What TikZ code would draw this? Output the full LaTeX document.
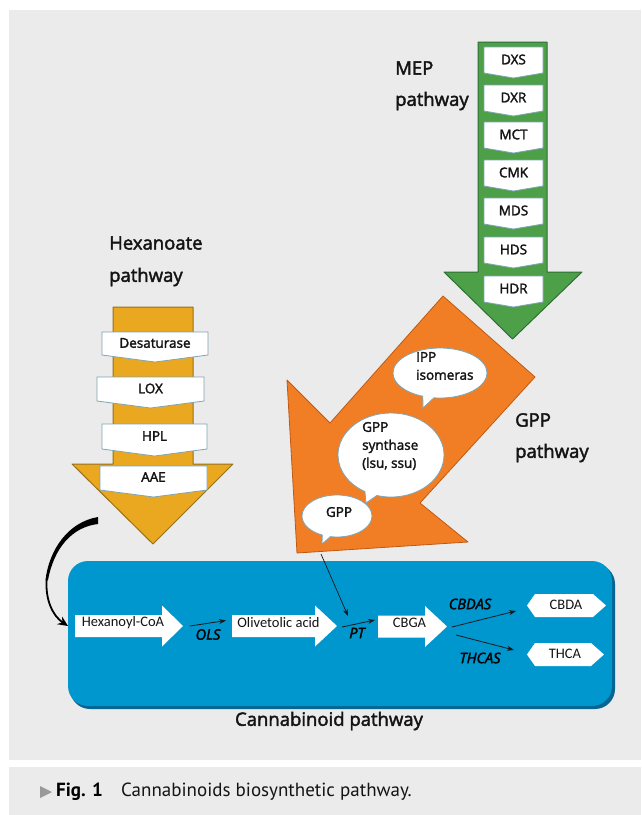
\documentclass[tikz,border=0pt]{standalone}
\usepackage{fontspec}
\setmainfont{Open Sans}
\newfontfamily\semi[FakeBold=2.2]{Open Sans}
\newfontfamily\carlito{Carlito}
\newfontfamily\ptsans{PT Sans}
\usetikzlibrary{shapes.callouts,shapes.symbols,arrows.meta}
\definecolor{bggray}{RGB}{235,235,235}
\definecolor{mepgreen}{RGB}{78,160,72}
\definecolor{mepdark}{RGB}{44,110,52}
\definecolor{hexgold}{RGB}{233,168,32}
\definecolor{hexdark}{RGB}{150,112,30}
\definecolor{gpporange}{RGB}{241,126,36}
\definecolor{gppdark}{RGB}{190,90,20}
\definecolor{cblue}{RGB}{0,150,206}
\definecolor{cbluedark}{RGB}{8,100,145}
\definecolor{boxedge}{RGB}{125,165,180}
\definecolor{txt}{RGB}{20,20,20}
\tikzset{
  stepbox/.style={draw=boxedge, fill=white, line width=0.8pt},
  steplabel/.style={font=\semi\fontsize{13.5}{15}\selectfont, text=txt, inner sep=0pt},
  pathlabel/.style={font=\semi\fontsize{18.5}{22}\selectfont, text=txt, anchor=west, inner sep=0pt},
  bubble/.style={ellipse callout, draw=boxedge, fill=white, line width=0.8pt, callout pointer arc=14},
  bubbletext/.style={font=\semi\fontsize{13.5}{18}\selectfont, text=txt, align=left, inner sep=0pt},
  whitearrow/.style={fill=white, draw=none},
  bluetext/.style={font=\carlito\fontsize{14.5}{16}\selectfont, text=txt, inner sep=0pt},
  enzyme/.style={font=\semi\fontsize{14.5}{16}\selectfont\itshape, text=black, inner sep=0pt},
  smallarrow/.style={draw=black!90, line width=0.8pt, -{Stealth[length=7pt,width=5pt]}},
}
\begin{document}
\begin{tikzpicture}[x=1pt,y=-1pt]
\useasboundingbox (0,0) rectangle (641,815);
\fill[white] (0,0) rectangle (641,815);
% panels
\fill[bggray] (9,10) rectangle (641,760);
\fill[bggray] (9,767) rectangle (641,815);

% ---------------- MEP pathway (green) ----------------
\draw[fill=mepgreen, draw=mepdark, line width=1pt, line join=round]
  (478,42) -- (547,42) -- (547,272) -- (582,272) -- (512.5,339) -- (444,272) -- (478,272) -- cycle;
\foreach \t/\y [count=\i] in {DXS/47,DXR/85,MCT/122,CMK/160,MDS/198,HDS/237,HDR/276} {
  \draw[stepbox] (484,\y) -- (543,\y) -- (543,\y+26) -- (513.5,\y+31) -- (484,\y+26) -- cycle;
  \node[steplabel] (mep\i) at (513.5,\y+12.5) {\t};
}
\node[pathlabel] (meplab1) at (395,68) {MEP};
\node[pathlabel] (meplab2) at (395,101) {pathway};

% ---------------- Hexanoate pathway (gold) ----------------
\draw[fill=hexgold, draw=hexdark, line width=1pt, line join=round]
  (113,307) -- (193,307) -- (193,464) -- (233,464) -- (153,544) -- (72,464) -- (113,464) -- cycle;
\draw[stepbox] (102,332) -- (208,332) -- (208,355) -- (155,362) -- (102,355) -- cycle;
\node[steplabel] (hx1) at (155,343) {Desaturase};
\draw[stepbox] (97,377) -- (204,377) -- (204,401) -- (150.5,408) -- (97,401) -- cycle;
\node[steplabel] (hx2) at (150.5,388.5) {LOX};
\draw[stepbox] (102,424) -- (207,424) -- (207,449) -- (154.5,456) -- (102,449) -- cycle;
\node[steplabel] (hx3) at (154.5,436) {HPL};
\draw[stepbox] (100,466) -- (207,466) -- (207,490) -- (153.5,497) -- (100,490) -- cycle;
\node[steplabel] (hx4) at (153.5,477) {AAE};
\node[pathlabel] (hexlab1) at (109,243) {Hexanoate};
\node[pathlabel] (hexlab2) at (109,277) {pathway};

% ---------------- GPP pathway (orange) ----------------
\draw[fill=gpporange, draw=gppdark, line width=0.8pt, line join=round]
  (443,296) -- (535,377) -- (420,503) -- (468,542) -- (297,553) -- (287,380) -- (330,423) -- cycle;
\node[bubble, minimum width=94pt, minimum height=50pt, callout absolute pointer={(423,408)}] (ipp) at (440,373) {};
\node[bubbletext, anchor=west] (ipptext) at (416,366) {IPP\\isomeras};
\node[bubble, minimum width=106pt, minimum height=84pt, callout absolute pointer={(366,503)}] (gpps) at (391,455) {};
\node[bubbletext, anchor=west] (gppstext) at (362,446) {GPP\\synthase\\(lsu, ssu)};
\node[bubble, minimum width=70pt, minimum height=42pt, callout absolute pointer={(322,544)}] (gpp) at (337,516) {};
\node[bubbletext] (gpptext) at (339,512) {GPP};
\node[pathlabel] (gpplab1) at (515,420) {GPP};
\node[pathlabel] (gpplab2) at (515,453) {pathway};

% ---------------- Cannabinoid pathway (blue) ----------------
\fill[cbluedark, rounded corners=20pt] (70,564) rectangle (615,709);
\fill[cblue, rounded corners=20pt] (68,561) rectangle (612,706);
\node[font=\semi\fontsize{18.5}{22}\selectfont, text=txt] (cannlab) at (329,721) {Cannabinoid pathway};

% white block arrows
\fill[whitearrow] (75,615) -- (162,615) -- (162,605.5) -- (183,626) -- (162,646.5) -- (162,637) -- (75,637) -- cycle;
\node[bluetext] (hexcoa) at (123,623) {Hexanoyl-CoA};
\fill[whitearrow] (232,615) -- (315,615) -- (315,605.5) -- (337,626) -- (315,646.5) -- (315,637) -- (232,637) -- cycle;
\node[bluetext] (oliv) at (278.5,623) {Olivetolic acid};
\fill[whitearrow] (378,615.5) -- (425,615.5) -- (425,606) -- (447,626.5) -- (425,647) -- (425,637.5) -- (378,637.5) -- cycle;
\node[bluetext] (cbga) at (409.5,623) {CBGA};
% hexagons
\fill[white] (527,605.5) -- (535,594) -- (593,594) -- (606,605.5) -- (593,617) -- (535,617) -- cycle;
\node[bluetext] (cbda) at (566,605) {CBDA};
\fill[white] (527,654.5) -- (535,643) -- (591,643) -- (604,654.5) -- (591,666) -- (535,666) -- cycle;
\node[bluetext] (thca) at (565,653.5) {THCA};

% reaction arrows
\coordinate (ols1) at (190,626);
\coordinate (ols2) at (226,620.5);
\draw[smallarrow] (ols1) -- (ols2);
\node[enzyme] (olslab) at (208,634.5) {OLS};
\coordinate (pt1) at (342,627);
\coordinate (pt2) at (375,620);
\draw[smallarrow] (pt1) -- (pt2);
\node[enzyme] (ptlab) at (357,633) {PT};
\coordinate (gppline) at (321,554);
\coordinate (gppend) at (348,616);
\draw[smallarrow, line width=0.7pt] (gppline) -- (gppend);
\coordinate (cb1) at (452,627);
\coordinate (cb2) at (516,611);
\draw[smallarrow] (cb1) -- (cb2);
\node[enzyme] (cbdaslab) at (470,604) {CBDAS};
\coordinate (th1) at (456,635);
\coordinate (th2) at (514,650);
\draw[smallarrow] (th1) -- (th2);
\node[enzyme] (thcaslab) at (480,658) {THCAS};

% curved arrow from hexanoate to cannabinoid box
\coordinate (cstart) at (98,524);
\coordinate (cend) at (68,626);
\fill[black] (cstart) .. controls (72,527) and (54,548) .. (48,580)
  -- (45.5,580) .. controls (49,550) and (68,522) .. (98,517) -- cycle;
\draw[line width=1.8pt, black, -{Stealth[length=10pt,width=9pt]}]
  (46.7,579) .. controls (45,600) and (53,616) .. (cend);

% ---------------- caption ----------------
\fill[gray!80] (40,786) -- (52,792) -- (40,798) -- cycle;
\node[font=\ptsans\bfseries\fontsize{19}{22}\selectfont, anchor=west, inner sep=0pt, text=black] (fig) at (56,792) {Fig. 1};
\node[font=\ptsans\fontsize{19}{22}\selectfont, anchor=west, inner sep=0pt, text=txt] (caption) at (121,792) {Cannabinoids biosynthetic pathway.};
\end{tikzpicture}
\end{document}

************

### Exercise
Pictures stay out. Repeat only the lines from the beginning of the data through the line that has "(9,767) rectangle (641,815);".

### Solved exercise
What TikZ code would draw this? Output the full LaTeX document.
\documentclass[tikz,border=0pt]{standalone}
\usepackage{fontspec}
\setmainfont{Open Sans}
\newfontfamily\semi[FakeBold=2.2]{Open Sans}
\newfontfamily\carlito{Carlito}
\newfontfamily\ptsans{PT Sans}
\usetikzlibrary{shapes.callouts,shapes.symbols,arrows.meta}
\definecolor{bggray}{RGB}{235,235,235}
\definecolor{mepgreen}{RGB}{78,160,72}
\definecolor{mepdark}{RGB}{44,110,52}
\definecolor{hexgold}{RGB}{233,168,32}
\definecolor{hexdark}{RGB}{150,112,30}
\definecolor{gpporange}{RGB}{241,126,36}
\definecolor{gppdark}{RGB}{190,90,20}
\definecolor{cblue}{RGB}{0,150,206}
\definecolor{cbluedark}{RGB}{8,100,145}
\definecolor{boxedge}{RGB}{125,165,180}
\definecolor{txt}{RGB}{20,20,20}
\tikzset{
  stepbox/.style={draw=boxedge, fill=white, line width=0.8pt},
  steplabel/.style={font=\semi\fontsize{13.5}{15}\selectfont, text=txt, inner sep=0pt},
  pathlabel/.style={font=\semi\fontsize{18.5}{22}\selectfont, text=txt, anchor=west, inner sep=0pt},
  bubble/.style={ellipse callout, draw=boxedge, fill=white, line width=0.8pt, callout pointer arc=14},
  bubbletext/.style={font=\semi\fontsize{13.5}{18}\selectfont, text=txt, align=left, inner sep=0pt},
  whitearrow/.style={fill=white, draw=none},
  bluetext/.style={font=\carlito\fontsize{14.5}{16}\selectfont, text=txt, inner sep=0pt},
  enzyme/.style={font=\semi\fontsize{14.5}{16}\selectfont\itshape, text=black, inner sep=0pt},
  smallarrow/.style={draw=black!90, line width=0.8pt, -{Stealth[length=7pt,width=5pt]}},
}
\begin{document}
\begin{tikzpicture}[x=1pt,y=-1pt]
\useasboundingbox (0,0) rectangle (641,815);
\fill[white] (0,0) rectangle (641,815);
% panels
\fill[bggray] (9,10) rectangle (641,760);
\fill[bggray] (9,767) rectangle (641,815);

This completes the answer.